We emphasize that since the presence of the corner states depends on the mutual ratio between \(m_x\) and \(m_y\), one may find the QW orientation and strength of inversion-symmetry breaking terms, for which the existence condition of Eq. (26) cannot be fulfilled. The study of all possible cases of violation of Eq. (26) is however out the scope of our work first considering the QWs based on IV, II–VI and III–V semiconductors, in which inversion-symmetry breaking terms are usually small.

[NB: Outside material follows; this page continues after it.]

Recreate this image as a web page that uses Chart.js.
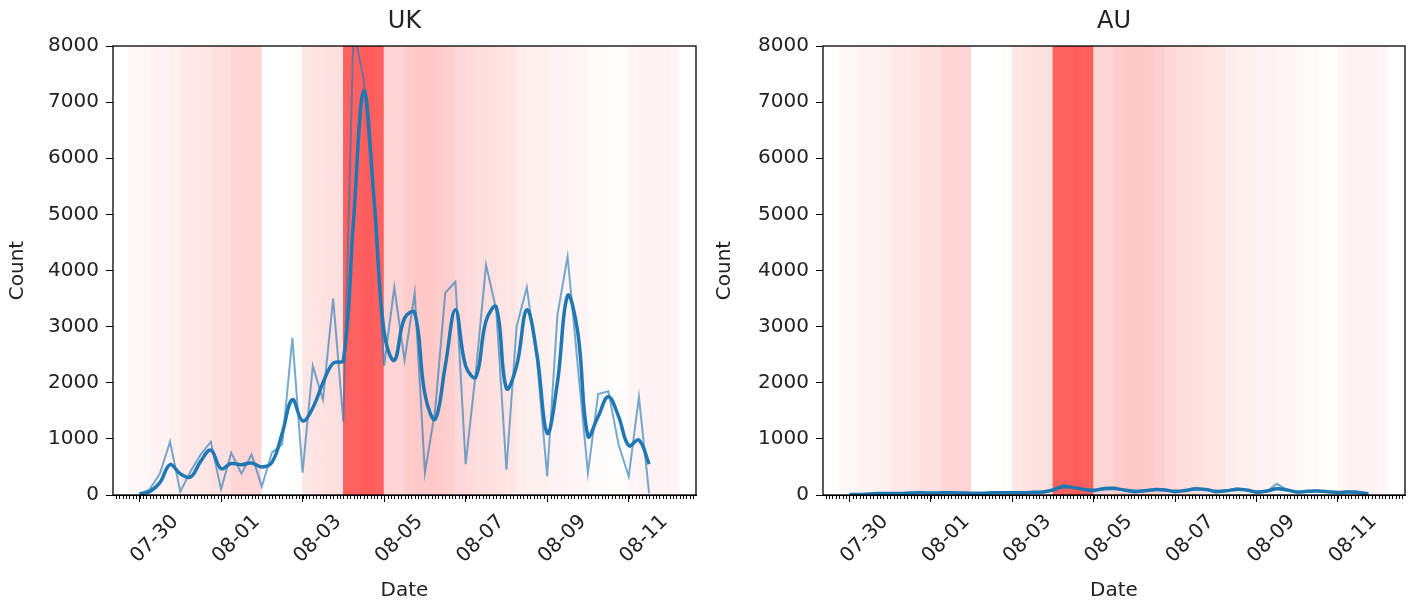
<!DOCTYPE html>
<html>
<head>
<meta charset="utf-8">
<script src="https://cdn.jsdelivr.net/npm/chart.js@4"></script>
<style>
html, body { margin:0; padding:0; background:#fff; }
.box { position:absolute; top:0; height:606px; }
</style>
</head>
<body>
<div class="box" style="left:0;width:707px"><canvas id="ukChart"></canvas></div>
<div class="box" style="left:707px;width:708px"><canvas id="auChart"></canvas></div>
<script>
// time axis is in days since 07-28 00:00
const tickDays = [2, 4, 6, 8, 10, 12, 14];
const tickLabels = ['07-30', '08-01', '08-03', '08-05', '08-07', '08-09', '08-11'];
const firstSample = 1.0;   // 07-29 00:00
const sampleStep = 0.25;   // 6 hours

const ukRaw = [20, 100, 380, 950, 60, 420, 720, 950, 100, 750, 380, 720, 150, 760, 900, 2800,
  400, 2300, 1700, 3500, 1300, 8300, 7400, 5200, 2300, 3700, 2400, 3600, 400, 1500, 3600, 3800,
  550, 2200, 4100, 3300, 450, 3000, 3700, 2400, 330, 3200, 4250, 2300, 390, 1800, 1850, 900,
  330, 1750, 30];
const ukSmooth = [20, 60, 220, 540, 380, 320, 600, 800, 470, 560, 540, 570, 500, 580, 1100, 1700,
  1320, 1550, 2000, 2350, 2400, 4900, 7200, 5300, 2900, 2400, 3150, 3250, 1800, 1350, 2300, 3300,
  2300, 2100, 3100, 3350, 1900, 2300, 3300, 2500, 1100, 2000, 3550, 2900, 1050, 1400, 1750, 1400,
  880, 980, 550];
const auRaw = [5, 10, 20, 30, 20, 25, 40, 45, 30, 40, 35, 40, 25, 30, 35, 50,
  30, 45, 40, 60, 100, 180, 140, 90, 60, 130, 140, 80, 40, 70, 110, 90,
  40, 80, 130, 100, 40, 70, 120, 90, 30, 60, 200, 90, 40, 70, 80, 60,
  30, 70, 60, 20];
const auSmooth = [5, 10, 18, 25, 25, 28, 35, 40, 35, 38, 38, 36, 32, 33, 38, 42,
  40, 42, 48, 55, 90, 145, 135, 100, 85, 110, 115, 90, 65, 75, 95, 90,
  65, 80, 105, 100, 65, 75, 100, 90, 55, 70, 110, 90, 55, 65, 70, 60,
  45, 55, 45, 25];

// red background shading, one value per 6-hour slot starting 07-28 06:00
const bandFirst = 0.25;
const bandAlpha = [0, 0, 0.03, 0.03, 0.05, 0.05, 0.06, 0.09, 0.09, 0.10, 0.12, 0.12, 0.16, 0.17, 0.17,
  0, 0, 0, 0.01, 0.10, 0.11, 0.12, 0.13, 0.62, 0.62, 0.64, 0.62, 0.17, 0.17, 0.20, 0.21, 0.21, 0.20,
  0.19, 0.15, 0.14, 0.13, 0.12, 0.11, 0.10, 0.07, 0.06, 0.06, 0.05, 0.05, 0.04, 0.04, 0.02, 0.02,
  0.01, 0.01, 0.04, 0.05, 0.05, 0.05, 0.04, 0, 0];

Chart.defaults.font.family = '"DejaVu Sans"';
Chart.defaults.font.size = 20;
Chart.defaults.color = '#222';

const toPoints = vals => vals.map((v, i) => ({x: firstSample + i * sampleStep, y: v}));
const bandPoints = bandAlpha.map((a, i) => ({x: bandFirst + i * 0.25 + 0.125, y: 1}));
// red over white, made opaque so touching bars don't leave seams
const bandColors = bandAlpha.map(a => {
  const g = Math.round(255 * (1 - a));
  return 'rgb(255,' + g + ',' + g + ')';
});

const framePlugin = {
  id: 'frame',
  afterDraw(chart, args, opts) {
    const {ctx, chartArea: a} = chart;
    const x = chart.scales.x;
    ctx.save();
    ctx.strokeStyle = '#000';
    ctx.lineWidth = 1;
    ctx.beginPath();
    for (let k = Math.ceil(x.min * 12); k <= Math.floor(x.max * 12); k++) {
      const px = Math.round(x.getPixelForValue(k / 12)) + 0.5;
      ctx.moveTo(px, a.bottom);
      ctx.lineTo(px, a.bottom + 4);
    }
    ctx.stroke();
    ctx.lineWidth = 1.3;
    ctx.strokeRect(a.left, a.top, a.right - a.left, a.bottom - a.top);
    ctx.fillStyle = '#222';
    ctx.font = '24px "DejaVu Sans"';
    ctx.textAlign = 'center';
    ctx.textBaseline = 'middle';
    ctx.fillText(opts.text, (a.left + a.right) / 2, 22);
    ctx.restore();
  }
};

function makeChart(id, title, raw, smooth, yWidth, padRight) {
  new Chart(document.getElementById(id), {
    type: 'line',
    data: {
      datasets: [{
        type: 'bar',
        data: bandPoints,
        backgroundColor: bandColors,
        borderWidth: 0,
        barPercentage: 1,
        categoryPercentage: 1,
        yAxisID: 'band',
        order: 10
      }, {
        data: toPoints(raw),
        borderColor: 'rgba(31,119,180,0.62)',
        borderWidth: 2,
        pointRadius: 0,
        tension: 0,
        order: 1
      }, {
        data: toPoints(smooth),
        borderColor: '#1f77b4',
        borderWidth: 3.5,
        pointRadius: 0,
        tension: 0.4,
        order: 0
      }]
    },
    options: {
      responsive: true,
      maintainAspectRatio: false,
      animation: false,
      layout: { padding: { top: 46, right: padRight, bottom: 0, left: 0 } },
      plugins: { legend: { display: false }, tooltip: { enabled: false }, frame: { text: title } },
      scales: {
        x: {
          type: 'linear',
          min: 0.35,
          max: 14.65,
          offset: false,
          afterBuildTicks: s => { s.ticks = tickDays.map(v => ({value: v})); },
          afterFit: s => { s.height = 111; },
          ticks: {
            autoSkip: false,
            minRotation: 45,
            maxRotation: 45,
            padding: 8,
            labelOffset: -5,
            callback: v => tickLabels[tickDays.indexOf(v)]
          },
          grid: { drawOnChartArea: false, tickLength: 7, tickColor: '#000' },
          border: { color: '#000' },
          title: { display: true, text: 'Date', padding: { top: 0, bottom: 3 } }
        },
        y: {
          min: 0,
          max: 8000,
          afterFit: s => { s.width = yWidth; },
          ticks: { stepSize: 1000, padding: 7, callback: v => String(v) },
          grid: { drawOnChartArea: false, tickLength: 7, tickColor: '#000' },
          border: { color: '#000' },
          title: { display: true, text: 'Count', padding: { top: 6, bottom: 0 } }
        },
        band: { display: false, min: 0, max: 1 }
      }
    },
    plugins: [framePlugin]
  });
}

makeChart('ukChart', 'UK', ukRaw, ukSmooth, 113, 11);
makeChart('auChart', 'AU', auRaw, auSmooth, 116, 10);
</script>
</body>
</html>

Finally, we stress the importance of theoretical results obtained in this work in view of possible applications and their impact on further experimental investigations. After the tremendous interest in II–VI and III–V semiconductor QWs induced by prediction and observation of QSHI39,40,41, our work shows the importance of cubic semiconductor QWs for the realization of high-order topological states as well. In view of mature growth of IV, II–IV and III–V semiconductor QWs on Si-wafers64,65 as well as device fabrication technology, our results provide an important first step to future realistic electronics operating on the basis of higher-order topological states including higher-order topological superconductors in hybrid devices66,67.

Methods

Band structure calculations were performed by using multi-band k\(\cdot\)p Hamiltonian49, which directly takes into account the interactions between \(\Gamma _6\), \(\Gamma _8\), and \(\Gamma _7\) bands in bulk materials. This model well describes the electronic states in a wide range of narrow-gap semiconductor QWs, particularly in the InAs/GaInSb46,48 and HgTe/CdHgTe QWs58,59,60. In the multi-band k\(\cdot\)p Hamiltonian, we also took into account the terms, describing the strain effect arising because of the mismatch of lattice constants in the buffer, QW layers, and barriers. The calculations had been performed by expanding the eight-component envelope wave functions in the basis set of plane waves and by numerical solution of the eigenvalue problem. Details of calculations and the form of the Hamiltonian can be found in the study of Krishtopenko et al.49. Parameters for the bulk materials and valence band offsets for the the InAs/GaInSb and HgTe/CdHgTe QWs used in the calculations are provided in Ref.50 and Ref.49, respectively. To derive effective 2D Hamiltonian valid in the vicinity of the \(\Gamma\) point from the multi-band k\(\cdot\)p Hamiltonian, we implied the procedure proposed by Bernevig et al.2 and described in details in the Supplementary Materials.